El presidente de Ecuador, Daniel Noboa, decretó este martes 16 de septiembre de 2025 un nuevo estado de excepción en siete provincias del país, mediante el Decreto Ejecutivo 134. La medida se adoptó como respuesta a la creciente tensión social y a los brotes de violencia registrados tras la eliminación del subsidio al diésel, decisión que desató bloqueos de carreteras, paralizaciones y enfrentamientos entre manifestantes y fuerzas del orden. El Gobierno fundamentó la resolución en la existencia de una “grave conmoción interna” que, según indicó, ponía en riesgo la seguridad de los ciudadanos y el normal desarrollo de las actividades económicas.
Las provincias incluidas en la declaratoria fueron Carchi, Imbabura, Pichincha, Cotopaxi, Bolívar, Azuay y Santo Domingo de los Tsáchilas, zonas que concentraron las manifestaciones más fuertes de los últimos días. El decreto estableció que el estado de excepción tendría una vigencia de 60 días, con la posibilidad de levantarse de manera anticipada si la situación se estabilizaba. De acuerdo con la Presidencia, las paralizaciones habían alterado de forma significativa el orden público y dificultado la circulación de personas y vehículos, afectando derechos fundamentales como el trabajo, la salud y la educación.
El texto presidencial señaló que las protestas habían dejado de ser simples expresiones de inconformidad y se habían transformado en escenarios de violencia, con ataques a la propiedad pública y privada, así como bloqueos que paralizaron carreteras estratégicas del país. Frente a ese panorama, la declaratoria buscó restablecer la calma en las provincias más afectadas, garantizar la movilidad ciudadana y evitar que la situación se agravara hasta comprometer la estabilidad nacional. Noboa remarcó que el Estado no permitiría acciones que vulneraran los derechos de terceros en nombre de la protesta.
Como parte de las disposiciones, el Ejecutivo ordenó la suspensión del derecho a la libertad de reunión en las provincias bajo la medida. No obstante, aclaró que las manifestaciones pacíficas no quedaban prohibidas, siempre que no interfirieran con las garantías de otros ciudadanos. Asimismo, se descartó la implementación de un toque de queda, lo que significó que la población mantuvo la posibilidad de movilizarse con normalidad, aunque bajo la vigilancia reforzada de la Policía Nacional y de las Fuerzas Armadas, encargadas de contener cualquier alteración del orden público.
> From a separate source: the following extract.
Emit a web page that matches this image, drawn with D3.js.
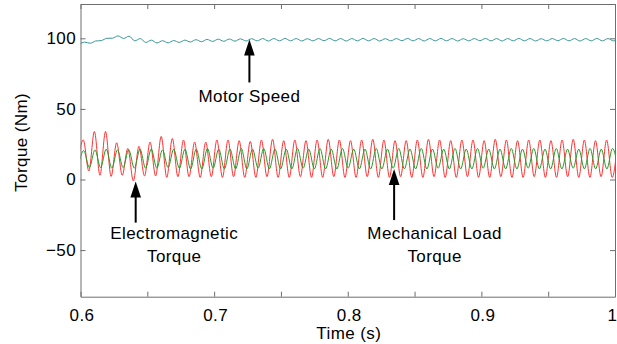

El detonante de esta crisis fue la eliminación del subsidio al diésel, decisión que generó un amplio rechazo en gremios de transporte, organizaciones sociales e indígenas. El aumento en el precio del combustible impactó directamente en los costos de producción, transporte y servicios, lo que elevó la indignación popular. A la par, en ciudades como Cuenca y Quito se convocaron marchas relacionadas con la defensa del agua y contra la minería, lo que amplió el abanico de demandas y sumó nuevos actores a la ola de manifestaciones.
La respuesta del Gobierno a través del estado de excepción busca frenar la capacidad de movilización de los manifestantes y garantizar la seguridad del conjunto de la población. Sin embargo, la medida generó cuestionamientos de sectores políticos y sociales, que advirtieron que suspender derechos y militarizar provincias no era la salida adecuada para una crisis derivada de decisiones económicas. Desde el oficialismo, en cambio, se defendió la decisión como indispensable para resguardar la paz social y prevenir que las protestas desembocaran en un escenario de mayor violencia.
Este episodio se convirtió en uno de los momentos más tensos del mandato de Noboa, que queda colocado en el centro de un pulso político y social con múltiples frentes abiertos. El desenlace depende tanto de la capacidad del Ejecutivo para sostener la medida sin provocar una escalada de confrontaciones, como de la apertura a un diálogo real con los sectores movilizados.